Parce que John Brownlow possède un talent, une verve particulière, en griffant à souhait l’histoire de l’ Amérique du Nord.

« La renommée du Dakota du Sud vient principalement du mont Rushmore, ce regrettable tatouage sur la peau de l’Amérique, alors je me dis que ça doit être plus excitant géologiquement parlant, dans l’ouest de l’État. Il faut du cran pour sculpter la tête d’un homme qui possédait six cent esclaves, a eu six enfants avec l’une d’entre eux et en a affranchi deux en tout et pour tout dans sa vie. Et il en faut aussi pour la sculpter sur une montagne sacrée promise aux Sioux Lakota dans un traité jamais respecté par le gouvernement des États-Unis, avant de la renommer « le Temple de la démocratie ».(…) »
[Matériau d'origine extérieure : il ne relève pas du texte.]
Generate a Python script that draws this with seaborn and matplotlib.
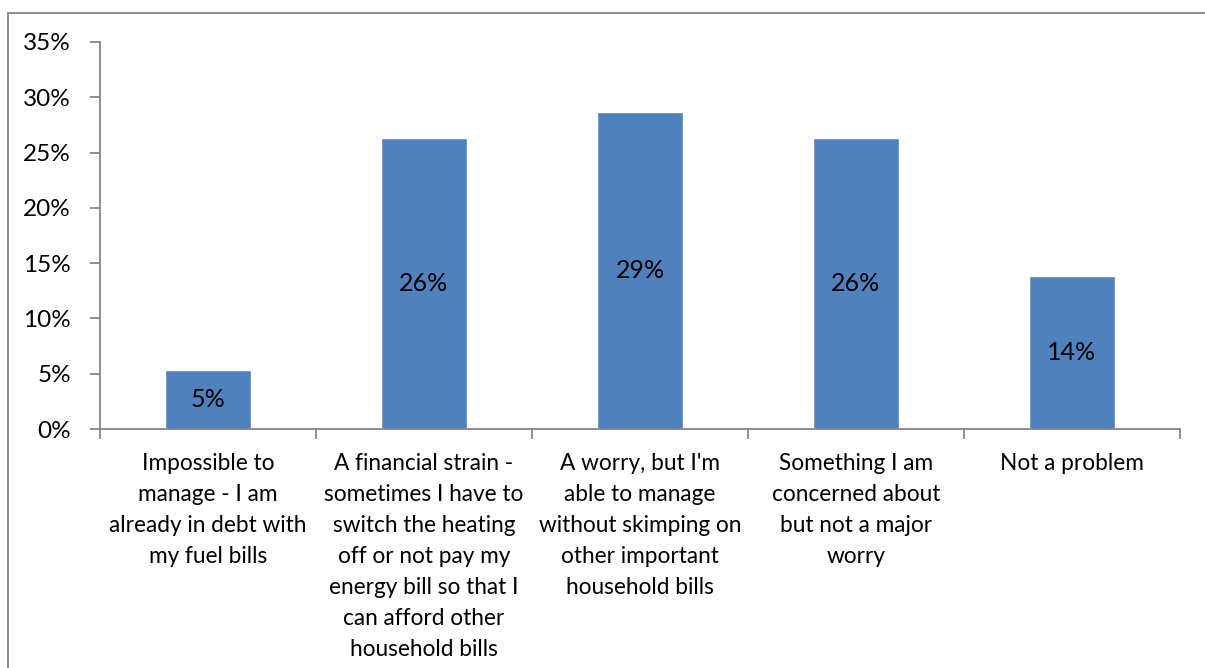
import matplotlib
matplotlib.use("Agg")
import matplotlib.pyplot as plt
from matplotlib.lines import Line2D
from matplotlib.ticker import MultipleLocator, PercentFormatter
import seaborn as sns
import pandas as pd

categories = [
    "Impossible to\nmanage - I am\nalready in debt with\nmy fuel bills",
    "A financial strain -\nsometimes I have to\nswitch the heating\noff or not pay my\nenergy bill so that I\ncan afford other\nhousehold bills",
    "A worry, but I'm\nable to manage\nwithout skimping on\nother important\nhousehold bills",
    "Something I am\nconcerned about\nbut not a major\nworry",
    "Not a problem",
]
shares = [5.3, 26.3, 28.7, 26.3, 13.8]

sns.set_theme(style="white")
plt.rcParams["font.family"] = ["Lato", "DejaVu Sans"]

df = pd.DataFrame({"category": categories, "share": shares})

fig = plt.figure(figsize=(12.05, 6.68), dpi=100)
ax = fig.add_axes([100 / 1205, 1 - 429 / 668, 1080 / 1205, 387 / 668])

bar_color = "#4F81BD"
axis_grey = "#868686"

sns.barplot(data=df, x="category", y="share", color=bar_color, width=0.4,
            saturation=1, ax=ax)

ax.set_ylim(0, 35)
ax.set_xlim(-0.5, len(categories) - 0.5)
ax.yaxis.set_major_locator(MultipleLocator(5))
ax.yaxis.set_major_formatter(PercentFormatter(decimals=0))
ax.set_xlabel("")
ax.set_ylabel("")

for side in ("top", "right"):
    ax.spines[side].set_visible(False)
for side in ("left", "bottom"):
    ax.spines[side].set_color(axis_grey)
    ax.spines[side].set_linewidth(1.3)

# value labels centred inside each bar
for bar, v in zip(ax.patches, shares):
    ax.text(bar.get_x() + bar.get_width() / 2, v / 2, f"{v:.0f}%",
            ha="center", va="center", fontsize=18, color="black")

# y ticks outward on the left
ax.tick_params(axis="y", which="major", direction="out", length=7, width=1.3,
               color=axis_grey, left=True, labelsize=17.5, labelcolor="black", pad=14)

# x ticks at category boundaries, labels centred under each category
ax.set_xticks([i for i in range(len(categories))])
ax.set_xticklabels(categories, fontsize=16.3, linespacing=1.59, color="black")
ax.tick_params(axis="x", which="major", length=0, pad=17)
ax.set_xticks([i - 0.5 for i in range(len(categories) + 1)], minor=True)
ax.tick_params(axis="x", which="minor", direction="out", length=7, width=1.3,
               color=axis_grey, bottom=True)

# chart area border
fig.add_artist(Line2D([8 / 1205, 8 / 1205], [0, 1 - 13 / 668],
                      transform=fig.transFigure, color=axis_grey, lw=1.3))
fig.add_artist(Line2D([8 / 1205, 1], [1 - 13 / 668, 1 - 13 / 668],
                      transform=fig.transFigure, color=axis_grey, lw=1.3))

fig.savefig("out.png", dpi=100, facecolor="white")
J’ai aimé cette manière d’évoluer dans un roman qui ne se regarde pas le nombril et fait de l’espionnage un espace quelque peu irrévérencieux, loin du costard et cheveux gominés d’un 007.
J’ai largement apprécié ce ton qui pourrait côtoyer mes chouchous, à savoir un James Crumley ou un Harry Crews.

« Cinq minutes plus tard, je suis au volant d’une Cutlass Suprem rouge vif de 94 dotée d’un intérieur velours, d’un cendrier rempli de mégots, d’un CD d’Aerosmith et d’un autocollant KLAXONNE SI ÇA T’EXITE. Il faut reconnaître que le vieux type avait du savoir-vivre. »

Photo : D.R.



Les personnages sont aussi cabossés que l’état des voitures après leurs courses poursuites, tu vois défiler des armes ayant des noms aussi glamours que le revêtement d’R2D2, et tu te demandes comment il peut être possible d’encaisser autant que Jones et Kondracky.
Pourtant, tu files droit à travers les pages, dans un paysage mental que John Brownlow a pris le temps de te créer avec minutie.

Au milieu des pires machinations qui ne sont qu’une partie émergée de l’iceberg, d’un Sixteen jouant sa journée au dé – clin d’œil, peut-être, à Luke Rhinehart -, d’une femme aux yeux menthe à l’eau gardant sa liberté chevillée au corps et d’un méchant parfaitement sadique, notre Jones laisse percer, ici et là, son humanité, pour le meilleur et surtout pour le pire.

« Bien sûr, il y aurait-il l’argent, des bolides, du sexe et du parkour. Je ne suis pas fier. Mais plus que tout, devenir Seventeen serait le doigt d’honneur suprême adressé à tous ceux qui nous avaient pris, Junebug et moi, pour des victimes. Plus personne ne pourrait jamais me forcer à faire quelque chose contre ma volonté. Il n’y aurait plus d’autres David. Ni d’autres De Angelo. Je serai Lee Marvin. »

J’attends donc l’adaptation… ce serait chouette, même si Lee Marvin est aussi irremplaçable qu’un Robert Mitchum dans « La nuit du chasseur », ces deux là y auraient apportés toute leur densité.
C’est là que je rajoute mon petit bémol sur la couverture officielle, beaucoup trop lisse pour cette histoire faite de plaies et de bosses.

Fanny.

L’Agent Seventeen, John Brownlow, Gallimard / Série Noire, 512 p. , 23€.